Hamilton’s Federalist essays fairly reflect the constitutional “sketch” that he laid before the Constitutional Convention. His ruminations in Philadelphia, aired in a lengthy speech on June 18,1787, have inspired in the scholarly realm some misconceptions that require attention at this juncture. On the floor of the Convention, Hamilton noted his admiration for the British system. He admitted that in his “private opinion he had no scruple in declaring” that the British government “was the best in the world.” He thought that the “hereditary interest of the King was so interwoven with that of the Nation,” that he was beyond “the danger of being corrupted from abroad.” Accordingly, as it has often been observed, he preferred an “executive for life.” But it is often overlooked that he also preferred that “one branch of the Legislature hold their places for life or at least during good behavior.”
After giving flight to his personal preferences, entirely hypothetical given the context of his speech, Hamilton acknowledged that they had no application to America and the creation of a republic, the enterprise in which he and his fellow delegates were engaged.

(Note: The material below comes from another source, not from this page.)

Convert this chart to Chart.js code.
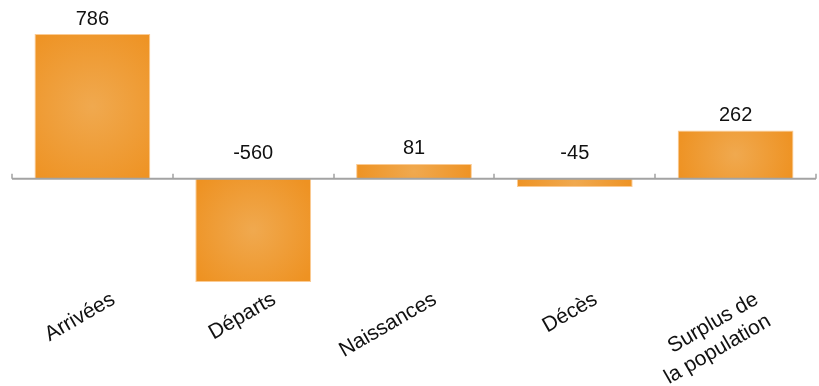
<!DOCTYPE html>
<html>
<head>
<meta charset="utf-8">
<script src="https://cdn.jsdelivr.net/npm/chart.js@4"></script>
<style>
  html, body { margin: 0; padding: 0; background: #fff; }
  #wrap { width: 819px; height: 386px; }
</style>
</head>
<body>
<div id="wrap"><canvas id="graphSolde"></canvas></div>
<script>
// Données
const categories = ['Arrivées', 'Départs', 'Naissances', 'Décès', ['Surplus de', 'la population']];
const valeurs = [786, -560, 81, -45, 262];

// dégradé radial orange pour chaque barre
function remplissage(context) {
  const chart = context.chart;
  const { ctx, chartArea, scales } = chart;
  if (!chartArea || context.type !== 'data') return '#ee9427';
  const v = valeurs[context.dataIndex];
  const cx = scales.x.getPixelForValue(context.dataIndex);
  const y0 = scales.y.getPixelForValue(0);
  const y1 = scales.y.getPixelForValue(v);
  const cy = (y0 + y1) / 2;
  const r = Math.max(60, Math.abs(y1 - y0) / 2 + 20);
  const g = ctx.createRadialGradient(cx, cy, 0, cx, cy, r);
  g.addColorStop(0, '#f0a94f');
  g.addColorStop(1, '#ee9222');
  return g;
}

// ligne du zéro, graduations et valeurs
const decorations = {
  id: 'decorations',
  afterDatasetsDraw(chart) {
    const { ctx, scales } = chart;
    const x = scales.x, y = scales.y;
    const y0 = y.getPixelForValue(0);
    ctx.save();
    ctx.strokeStyle = '#a3a3a3';
    ctx.lineWidth = 2;
    ctx.beginPath();
    ctx.moveTo(x.left, y0);
    ctx.lineTo(x.right, y0);
    ctx.stroke();
    ctx.lineWidth = 1.5;
    ctx.beginPath();
    for (let i = 0; i <= categories.length; i++) {
      const px = Math.round(x.getPixelForValue(i - 0.5));
      ctx.moveTo(px, y0);
      ctx.lineTo(px, y0 - 5);
    }
    ctx.stroke();

    ctx.fillStyle = '#111';
    ctx.font = '20px "Liberation Sans", Arial, sans-serif';
    ctx.textAlign = 'center';
    ctx.textBaseline = 'bottom';
    valeurs.forEach((v, i) => {
      const px = x.getPixelForValue(i);
      const py = v >= 0 ? y.getPixelForValue(v) - 5 : y0 - 15;
      ctx.fillText(String(v), px, py);
    });
    ctx.restore();
  }
};

const chartSolde = new Chart(document.getElementById('graphSolde').getContext('2d'), {
  type: 'bar',
  data: {
    labels: categories,
    datasets: [{
      data: valeurs,
      backgroundColor: remplissage,
      borderColor: 'rgba(250, 190, 120, 0.8)',
      borderWidth: 1,
      barPercentage: 0.72,
      categoryPercentage: 1
    }]
  },
  options: {
    responsive: true,
    maintainAspectRatio: false,
    animation: false,
    layout: { padding: { top: 34, left: 12, right: 3, bottom: 0 } },
    scales: {
      x: {
        grid: { display: false, drawTicks: false },
        border: { display: false },
        afterFit: (scale) => { scale.height = 104; },
        ticks: {
          autoSkip: false,
          minRotation: 30,
          maxRotation: 30,
          padding: 5,
          labelOffset: 21,
          color: '#111',
          font: { size: 21, family: '"Liberation Sans", Arial, sans-serif' }
        }
      },
      y: {
        display: false,
        min: -560,
        max: 786
      }
    },
    plugins: {
      legend: { display: false },
      tooltip: { enabled: false }
    }
  },
  plugins: [decorations]
});
</script>
</body>
</html>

Given the interest in, and controversies surrounding Hamilton’s views on executive power, let us take another moment to consider the design for the Presidency that he presented in Philadelphia. In his own “plan” for a Constitution, which amounted to ideas that he would contribute to Edmund Randolph’s proposals, which were submitted as the Virginia Plan, Hamilton embraced an executive that reflected Wilson’s views. The executive, he stated, would have responsibility for “the execution of all laws passed.” The President, moreover, would be required to obtain the Senate’s approval for making treaties and appointing ambassadors. Hamilton preferred a presidential pardon power weaker than the design that ultimately prevailed, for he would prohibit the President issuing pardons in cases of treason without the approbation of the Senate. In another rebuke to the monarchical model, Hamilton would vest in the Senate “the sole power of declaring war.” In the end, Hamilton’s conception of executive power mirrored the views of presidential power advanced by such heavyweights as James Madison and James Wilson.
The confined nature of the Presidency, a conception rooted, for example, in Wilson’s observation that the President is expected to execute the laws and make appointments to office, or in Roger Sherman’s remarks that “he considered the Executive magistracy as nothing more than an institution for carrying the will of the Legislature into effect,” represented a characterization that was never challenged throughout the Constitutional Convention. No delegate to the Convention, it is to be emphasized, advanced a theory of presidential prerogative. James Madison justly remarked: “The natural province of the executive magistrate is to execute laws, as that of the legislature is to make laws. All his acts, therefore, properly executive, must presuppose the existence of the laws to be executed.”
There remains the need to address the claim that the Framers had in the back of their minds the availability of the Lockean Prerogative as a presidential power to meet emergencies. There is no evidence to suggest that the Framers intended to incorporate the Lockean Prerogative in the Constitution. And lacking a textual statement or grant of power to that effect, such an intent is indispensable to the claim of constitutional power. In fact, as we have seen, the evidence runs in the other direction. Fears of executive power led the Framers to enumerate the President’s power; they undertook to “define and confine” the scope of his authority. Clearly, an undefined reservoir of discretionary power in the form of Locke’s prerogative would have unraveled the carefully crafted design of Article II and repudiated the Framers’ stated aim of corralling executive power. More importantly, the absence of such authority means that by definition any presidential assertion of a prerogative power to violate the law is an extra-constitutional claim; an action based on such an assertion is, by definition, unconstitutional.